>> Begin

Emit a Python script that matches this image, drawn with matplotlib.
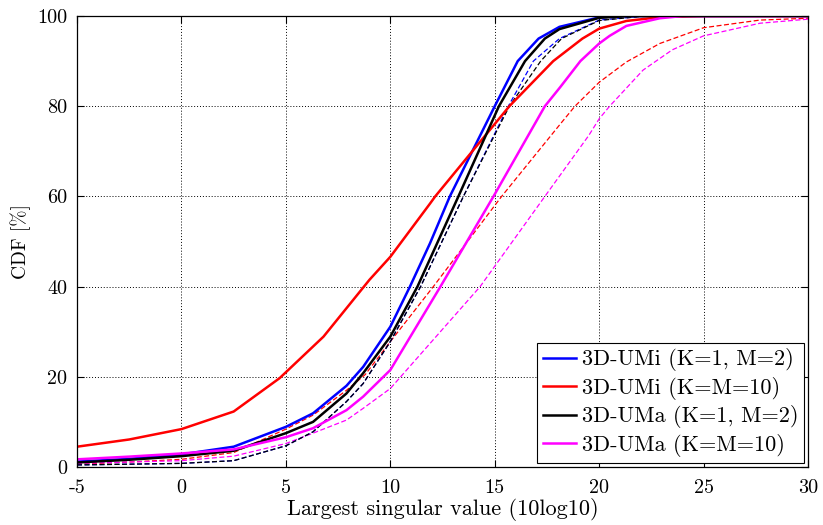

>> End
>> Begin

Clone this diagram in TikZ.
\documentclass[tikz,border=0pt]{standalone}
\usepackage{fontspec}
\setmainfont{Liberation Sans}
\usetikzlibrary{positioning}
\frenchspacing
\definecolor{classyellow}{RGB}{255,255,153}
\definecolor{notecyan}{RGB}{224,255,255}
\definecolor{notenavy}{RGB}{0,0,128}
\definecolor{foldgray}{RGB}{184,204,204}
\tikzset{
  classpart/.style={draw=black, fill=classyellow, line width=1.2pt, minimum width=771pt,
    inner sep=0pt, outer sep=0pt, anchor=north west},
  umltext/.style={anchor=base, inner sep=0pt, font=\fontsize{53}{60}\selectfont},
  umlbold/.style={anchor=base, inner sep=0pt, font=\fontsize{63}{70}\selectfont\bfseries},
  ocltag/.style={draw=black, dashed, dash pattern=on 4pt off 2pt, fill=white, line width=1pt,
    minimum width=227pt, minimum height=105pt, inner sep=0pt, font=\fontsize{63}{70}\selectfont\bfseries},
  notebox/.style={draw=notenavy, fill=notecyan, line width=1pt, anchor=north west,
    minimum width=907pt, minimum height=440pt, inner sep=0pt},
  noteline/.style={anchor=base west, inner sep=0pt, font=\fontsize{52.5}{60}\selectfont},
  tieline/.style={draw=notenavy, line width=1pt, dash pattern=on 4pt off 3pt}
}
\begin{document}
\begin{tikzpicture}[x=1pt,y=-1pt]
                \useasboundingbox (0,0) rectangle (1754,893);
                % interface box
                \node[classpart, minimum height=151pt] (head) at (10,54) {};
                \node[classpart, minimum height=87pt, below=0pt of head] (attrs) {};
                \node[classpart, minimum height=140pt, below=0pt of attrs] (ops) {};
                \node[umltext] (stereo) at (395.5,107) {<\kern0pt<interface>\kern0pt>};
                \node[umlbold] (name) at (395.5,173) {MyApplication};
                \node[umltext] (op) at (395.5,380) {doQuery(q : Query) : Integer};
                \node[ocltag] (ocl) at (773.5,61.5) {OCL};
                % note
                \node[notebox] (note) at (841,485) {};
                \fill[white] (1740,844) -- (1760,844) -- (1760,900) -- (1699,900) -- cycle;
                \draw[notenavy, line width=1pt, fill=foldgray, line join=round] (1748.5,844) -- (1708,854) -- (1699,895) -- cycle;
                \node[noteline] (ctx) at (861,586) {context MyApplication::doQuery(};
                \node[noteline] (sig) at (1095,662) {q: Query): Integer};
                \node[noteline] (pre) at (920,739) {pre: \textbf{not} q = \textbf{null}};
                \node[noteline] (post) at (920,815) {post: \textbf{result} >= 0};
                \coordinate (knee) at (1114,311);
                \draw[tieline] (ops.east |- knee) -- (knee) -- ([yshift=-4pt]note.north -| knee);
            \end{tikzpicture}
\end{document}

>> End

» Given exercise
Find all the lines containing "this" in the material, then copy them.

» Output
Emit a Python script that matches this image, drawn with matplotlib.
Clone this diagram in TikZ.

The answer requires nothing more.